A admiração por sua obra é um consenso entre os maiores nomes da música brasileira. A influência de Pixinguinha é tão profunda que o dia de seu nascimento, 23 de abril, foi oficialmente instituído como o Dia Nacional do Choro. Sua composição "Carinhoso", por exemplo, foi criada como um choro instrumental por volta de 1917 e só recebeu letra décadas depois, em 1937, por João de Barro, tornando-se um clássico imortal.

Pixinguinha tocando seu saxofone, em uma foto clássica em preto e branco.

Pixinguinha, o maestro que elevou o Choro à categoria de arte, influenciando toda a música brasileira que viria depois.
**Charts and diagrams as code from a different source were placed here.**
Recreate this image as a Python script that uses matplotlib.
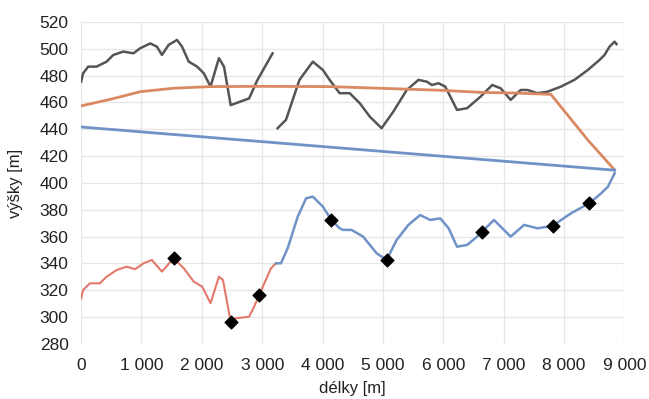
import matplotlib.pyplot as plt

# tick labels
x_ticks = [0, 1000, 2000, 3000, 4000, 5000, 6000, 7000, 8000, 9000]
x_tick_labels = ['0', '1 000', '2 000', '3 000', '4 000', '5 000', '6 000', '7 000', '8 000', '9 000']
y_ticks = [280, 300, 320, 340, 360, 380, 400, 420, 440, 460, 480, 500, 520]

# gray terrain line, two pieces
gray1_x = [0, 33, 117, 255, 422, 533, 700, 867, 978, 1145, 1255, 1339, 1450, 1589, 1672,
           1783, 1922, 2033, 2144, 2283, 2367, 2478, 2783, 2922, 3172]
gray1_y = [475.5, 481.7, 486.7, 486.7, 490.4, 495.4, 497.9, 496.6, 500.4, 504, 501.6, 495.4,
           502.9, 506.6, 501.6, 490.4, 486.7, 481.7, 471.8, 493, 486.7, 458, 463, 476.8, 496.6]
gray2_x = [3255, 3394, 3617, 3839, 4006, 4117, 4283, 4450, 4617, 4783, 4978, 5172, 5395,
           5589, 5728, 5811, 5922, 6033, 6144, 6228, 6395, 6617, 6811, 6950, 7117, 7283,
           7395, 7561, 7728, 7950, 8172, 8395, 8589, 8672, 8755, 8839, 8870]
gray2_y = [440.8, 447, 476.8, 490.4, 484.2, 476.8, 466.9, 466.9, 459.4, 449.4, 440.8, 453.1,
           469.3, 476.8, 475.5, 473, 474.3, 471.8, 461.9, 454.4, 455.7, 464.3, 473, 470.6,
           461.9, 469.3, 469.3, 466.9, 468, 471.8, 476.8, 484.2, 491.7, 495.4, 501.6, 505.3,
           503.5]

# orange line
orange_x = [0, 500, 978, 1533, 2144, 3000, 4117, 5000, 6000, 6617, 7200, 7783, 8395, 8839]
orange_y = [457.4, 462.5, 468, 470.6, 471.8, 472, 471.8, 470.5, 469, 467.5, 467, 466, 432, 409.7]

# blue upper line
blue_top_x = [0, 8839]
blue_top_y = [441.7, 409.5]

# bottom profile, red part then blue part
red_x = [0, 33, 145, 311, 422, 589, 755, 894, 1033, 1172, 1339, 1533, 1700, 1867, 2006,
         2144, 2283, 2350, 2478, 2561, 2783, 2867, 2950, 3145, 3228]
red_y = [314.0, 320.2, 325.2, 325.2, 330.1, 335.1, 337.6, 335.7, 340.1, 342.6, 333.9, 343.9,
         336.4, 326.4, 322.7, 310.3, 330.1, 327.7, 296.6, 299.1, 300.3, 307.8, 316.5, 336.4,
         340.1]
blue_x = [3228, 3311, 3422, 3589, 3728, 3839, 4006, 4145, 4283, 4339, 4478, 4672, 4895, 5061,
          5228, 5422, 5617, 5783, 5950, 6089, 6228, 6395, 6561, 6645, 6839, 6978, 7117, 7339,
          7561, 7811, 8117, 8422, 8617, 8728, 8839]
blue_y = [340.1, 340.1, 351.3, 374.9, 388.6, 389.8, 382.3, 372.4, 366.2, 365, 365, 360, 347.6,
          342.6, 357.5, 368.7, 376.1, 372.4, 373.6, 366.2, 352.5, 353.8, 360, 363.7, 372.4,
          366.2, 360, 368.7, 366.2, 368, 377.4, 384.9, 392.3, 397.2, 407.2]

# black markers
mark_x = [1533, 2478, 2950, 4145, 5061, 6645, 7811, 8422]
mark_y = [343.9, 296.6, 316.5, 372.4, 342.6, 363.7, 368, 384.9]

plt.rcParams['font.family'] = ['Liberation Sans', 'DejaVu Sans']

fig = plt.figure(figsize=(6.49, 3.99), dpi=100)
ax = fig.add_axes([0.125, 0.138, 0.837, 0.807])

ax.plot(gray1_x, gray1_y, color='#555555', lw=1.8, solid_joinstyle='round')
ax.plot(gray2_x, gray2_y, color='#555555', lw=1.8, solid_joinstyle='round')
ax.plot(orange_x, orange_y, color='#d98a62', lw=2)
ax.plot(blue_top_x, blue_top_y, color='#6f93c6', lw=2)
ax.plot(red_x, red_y, color='#e3786b', lw=1.5)
ax.plot(blue_x, blue_y, color='#6f93c6', lw=1.8)
ax.scatter(mark_x, mark_y, color='black', s=42, marker='D', zorder=5)

ax.set_xlim(0, 9000)
ax.set_ylim(280, 520)
ax.set_xticks(x_ticks)
ax.set_xticklabels(x_tick_labels)
ax.set_yticks(y_ticks)
ax.tick_params(length=0, labelsize=12.5, colors='#222222')
ax.tick_params(axis='x', pad=10)
ax.tick_params(axis='y', pad=9)
ax.grid(True, color='#e6e6e6', lw=0.9)
ax.set_axisbelow(True)
for s in ax.spines.values():
    s.set_visible(False)

ax.set_xlabel('délky [m]', fontsize=12, color='#222222', labelpad=6)
ax.set_ylabel('výšky [m]', fontsize=12, color='#222222', labelpad=12)

fig.savefig('out.png', dpi=100)
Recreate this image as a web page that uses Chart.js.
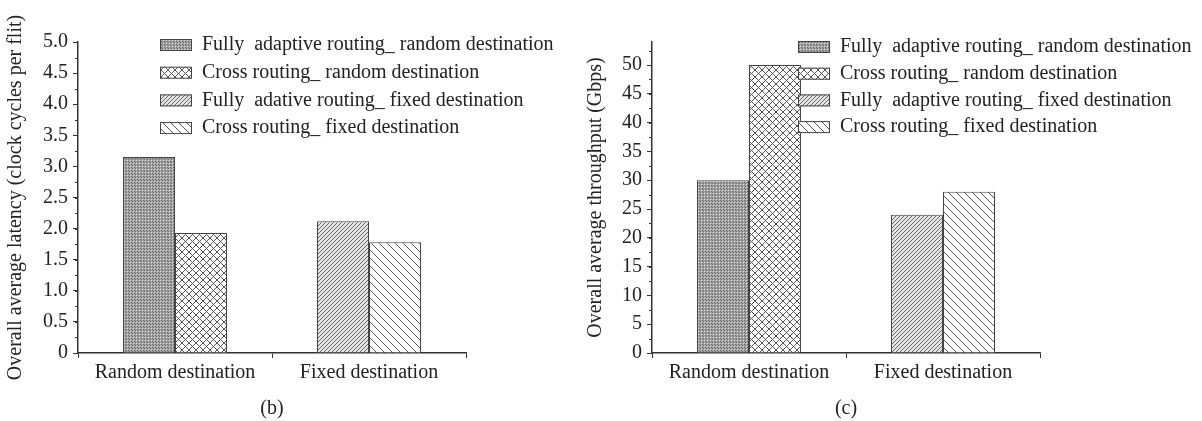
<!DOCTYPE html>
<html>
<head>
<meta charset="utf-8">
<script src="https://cdn.jsdelivr.net/npm/chart.js@4.4.1/dist/chart.umd.min.js"></script>
<style>
    body { margin: 0; background: #fff; width: 1202px; height: 421px; overflow: hidden; position: relative; }
    .wrap { position: absolute; top: 0; height: 421px; }
    #wrapB { left: 0; width: 580px; }
    #wrapC { left: 580px; width: 622px; }
</style>
</head>
<body>
<div class="wrap" id="wrapB"><canvas id="chartB"></canvas></div>
<div class="wrap" id="wrapC"><canvas id="chartC"></canvas></div>
<script>
// categories on the x axis
const categories = ['Random destination', 'Fixed destination'];

// legend texts (as printed in each panel)
const latencySeries = [
    'Fully  adaptive routing_ random destination',
    'Cross routing_ random destination',
    'Fully  adative routing_ fixed destination',
    'Cross routing_ fixed destination'
];
const throughputSeries = [
    'Fully  adaptive routing_ random destination',
    'Cross routing_ random destination',
    'Fully  adaptive routing_ fixed destination',
    'Cross routing_ fixed destination'
];

// (b) latency, clock cycles per flit
const latencyFullyRandom = [3.15, null];
const latencyCrossRandom = [1.93, null];
const latencyFullyFixed = [null, 2.12];
const latencyCrossFixed = [null, 1.78];

// (c) throughput, Gbps
const throughputFullyRandom = [30, null];
const throughputCrossRandom = [50, null];
const throughputFullyFixed = [null, 24];
const throughputCrossFixed = [null, 28];

// y axis ranges
const latencyMax = 5, latencyStep = 0.5, latencyMinor = 0.25;
const throughputMax = 54, throughputStep = 5, throughputMinor = 2.5;

const FONT = '"Liberation Serif", "Times New Roman", serif';
const INK = '#222';
const AXIS = '#333';

// hatch fills
function makePattern(kind) {
    const c = document.createElement('canvas');
    const g = c.getContext('2d');
    if (kind === 'dense') {
        c.width = c.height = 3;
        g.fillStyle = '#a4a4a4';
        g.fillRect(0, 0, 3, 3);
        g.fillStyle = '#dcdcdc';
        g.fillRect(1, 1, 1, 1);
        g.fillStyle = '#6a6a6a';
        g.fillRect(0, 0, 1, 1);
        g.fillRect(2, 2, 1, 1);
    } else if (kind === 'cross') {
        const s = 7;
        c.width = c.height = s;
        g.fillStyle = '#fff';
        g.fillRect(0, 0, s, s);
        g.strokeStyle = '#555';
        g.lineWidth = 1;
        g.beginPath();
        g.moveTo(0, 0); g.lineTo(s, s);
        g.moveTo(s, 0); g.lineTo(0, s);
        g.stroke();
    } else if (kind === 'fine') {
        const s = 4;
        c.width = c.height = s;
        g.fillStyle = '#e4e4e4';
        g.fillRect(0, 0, s, s);
        g.strokeStyle = '#6a6a6a';
        g.lineWidth = 1;
        g.beginPath();
        g.moveTo(-1, s + 1); g.lineTo(s + 1, -1);
        g.moveTo(-1, 1); g.lineTo(1, -1);
        g.moveTo(s - 1, s + 1); g.lineTo(s + 1, s - 1);
        g.stroke();
    } else {
        const s = 8;
        c.width = c.height = s;
        g.fillStyle = '#fff';
        g.fillRect(0, 0, s, s);
        g.strokeStyle = '#555';
        g.lineWidth = 1;
        g.beginPath();
        g.moveTo(-1, -1); g.lineTo(s + 1, s + 1);
        g.moveTo(s - 1, -1); g.lineTo(s + 1, 1);
        g.moveTo(-1, s - 1); g.lineTo(1, s + 1);
        g.stroke();
    }
    return c.getContext('2d').createPattern(c, 'repeat');
}

const fills = [makePattern('dense'), makePattern('cross'), makePattern('fine'), makePattern('back')];

// short outward minor ticks on the y axis
const minorTicks = {
    id: 'minorTicks',
    afterDraw(chart, args, opts) {
        const s = chart.scales.y;
        const ctx = chart.ctx;
        ctx.save();
        ctx.strokeStyle = AXIS;
        ctx.lineWidth = 1;
        for (let v = 0; v <= s.max + 1e-9; v += opts.step) {
            const y = Math.round(s.getPixelForValue(v)) + 0.5;
            ctx.beginPath();
            ctx.moveTo(s.right, y);
            ctx.lineTo(s.right - 3, y);
            ctx.stroke();
        }
        ctx.restore();
    }
};

// legend drawn inside the plot, box + text per row
const boxLegend = {
    id: 'boxLegend',
    afterDraw(chart, args, opts) {
        const ctx = chart.ctx;
        ctx.save();
        ctx.font = '20px ' + FONT;
        ctx.textBaseline = 'middle';
        chart.data.datasets.forEach((ds, i) => {
            const y = opts.top + i * opts.rowGap;
            ctx.fillStyle = ds.backgroundColor;
            ctx.fillRect(opts.left, y - opts.boxH / 2, opts.boxW, opts.boxH);
            ctx.strokeStyle = '#444';
            ctx.lineWidth = 1;
            ctx.strokeRect(opts.left + 0.5, y - opts.boxH / 2 + 0.5, opts.boxW - 1, opts.boxH - 1);
            ctx.fillStyle = INK;
            ctx.fillText(ds.label, opts.left + opts.boxW + opts.gap, y);
        });
        ctx.restore();
    }
};

function makeChart(id, p) {
    const ctx = document.getElementById(id).getContext('2d');
    return new Chart(ctx, {
        type: 'bar',
        data: {
            labels: categories,
            datasets: p.series.map((data, i) => ({
                label: p.labels[i],
                data: data,
                backgroundColor: fills[i],
                borderColor: '#444',
                borderWidth: 1,
                skipNull: true,
                categoryPercentage: 0.536,
                barPercentage: 1
            }))
        },
        plugins: [minorTicks, boxLegend],
        options: {
            responsive: true,
            maintainAspectRatio: false,
            animation: false,
            layout: { padding: { top: 42, right: p.rightPad, bottom: 0, left: 0 } },
            plugins: {
                legend: { display: false },
                tooltip: { enabled: false },
                minorTicks: { step: p.minor },
                boxLegend: p.legend
            },
            scales: {
                x: {
                    offset: true,
                    afterFit: scale => { scale.height = 68; },
                    grid: { offset: true, drawOnChartArea: false, tickLength: 5, color: AXIS },
                    border: { color: AXIS, width: 1.5 },
                    ticks: { color: INK, font: { family: FONT, size: 20 }, padding: 3 },
                    title: { display: true, text: p.caption, color: INK, font: { family: FONT, size: 20 }, padding: { top: 4, bottom: 0 } }
                },
                y: {
                    min: 0,
                    max: p.max,
                    afterFit: scale => { scale.width = p.yWidth; },
                    afterBuildTicks: scale => {
                        scale.ticks = scale.ticks.filter(t => Math.abs(t.value / p.step - Math.round(t.value / p.step)) < 1e-6);
                    },
                    grid: { drawOnChartArea: false, tickLength: 5, color: AXIS },
                    border: { color: AXIS, width: 1.5 },
                    ticks: {
                        stepSize: p.step,
                        color: INK,
                        padding: 5,
                        font: { family: FONT, size: 20 },
                        callback: p.format
                    },
                    title: { display: true, text: p.yTitle, color: INK, font: { family: FONT, size: 20 }, padding: { top: 4, bottom: 0 } }
                }
            }
        }
    });
}

makeChart('chartB', {
    series: [latencyFullyRandom, latencyCrossRandom, latencyFullyFixed, latencyCrossFixed],
    labels: latencySeries,
    max: latencyMax,
    step: latencyStep,
    minor: latencyMinor,
    yWidth: 78,
    rightPad: 114,
    caption: '(b)',
    yTitle: 'Overall average latency (clock cycles per flit)',
    format: v => v === 0 ? '0' : v.toFixed(1),
    legend: { left: 160, top: 45, rowGap: 27.7, boxW: 32, boxH: 12, gap: 10 }
});

makeChart('chartC', {
    series: [throughputFullyRandom, throughputCrossRandom, throughputFullyFixed, throughputCrossFixed],
    labels: throughputSeries,
    max: throughputMax,
    step: throughputStep,
    minor: throughputMinor,
    yWidth: 72,
    rightPad: 162,
    caption: '(c)',
    yTitle: 'Overall average throughput (Gbps)',
    format: v => String(v),
    legend: { left: 218, top: 47, rowGap: 26.7, boxW: 32, boxH: 12, gap: 10 }
});
</script>
</body>
</html>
Noel Rosa: O Filósofo do Samba

Se Pixinguinha foi o arquiteto da estrutura musical, Noel Rosa (1910-1937) foi o cronista da vida e da alma carioca. Vindo da classe média de Vila Isabel, o "Poeta da Vila" viveu intensamente a boemia e as ruas, e transformou suas observações em sambas de uma inteligência e ironia incomparáveis. Ele foi fundamental para tirar o samba do estigma de música marginalizada dos morros e levá-lo para o asfalto e para o rádio, o grande meio de comunicação da época.

A grande revolução de Noel foi na letra. Ele abandonou os temas genéricos e passou a criar crônicas sociais, pintar retratos de tipos urbanos e fazer críticas sutis aos costumes da época. Em sua famosa canção "Com que Roupa?", de 1930, ele capturou com humor o sentimento de uma crise financeira pessoal e coletiva, um tema universal. O biógrafo e pesquisador Jairo Severiano destaca que Noel inaugurou uma nova fase no samba, onde a melodia e a letra passaram a ter uma interdependência muito maior, com a música servindo perfeitamente à narrativa.

"Agora vou mudar minha conduta / Eu vou pra luta, pois eu quero me aprumar / Vou tratar você com a força bruta / Pra poder me reabilitar / Pois esta vida não está sopa / E eu pergunto: com que roupa? / Com que roupa que eu vou / Pro samba que você me convidou?"

- Noel Rosa, em "Com que Roupa?" (1930)

Harmonicamente, Noel também era inovador. Ele criava melodias que "passeavam" pelos acordes de forma inesperada, mas perfeitamente lógica, criando uma união entre letra e música que era única. Ele provou que o samba podia ser um veículo para a poesia, a crônica e a filosofia popular.

Noel Rosa, jovem, com seu violão, em uma foto icônica que representa o poeta do samba.

Noel Rosa, o "Poeta da Vila", que com seu violão e sua genialidade lírica, deu ao samba a sua cidadania urbana.

Pixinguinha e Noel Rosa, embora nunca tenham sido parceiros, são os dois pilares sobre os quais a moderna música popular brasileira foi construída. Um deu a ela a sofisticação harmônica e rítmica; o outro, a sagacidade poética e a crônica social. A partir deles, o caminho estava aberto para a próxima grande revolução, uma que levaria o nome do Brasil para o mundo inteiro com uma batida diferente: a Bossa Nova.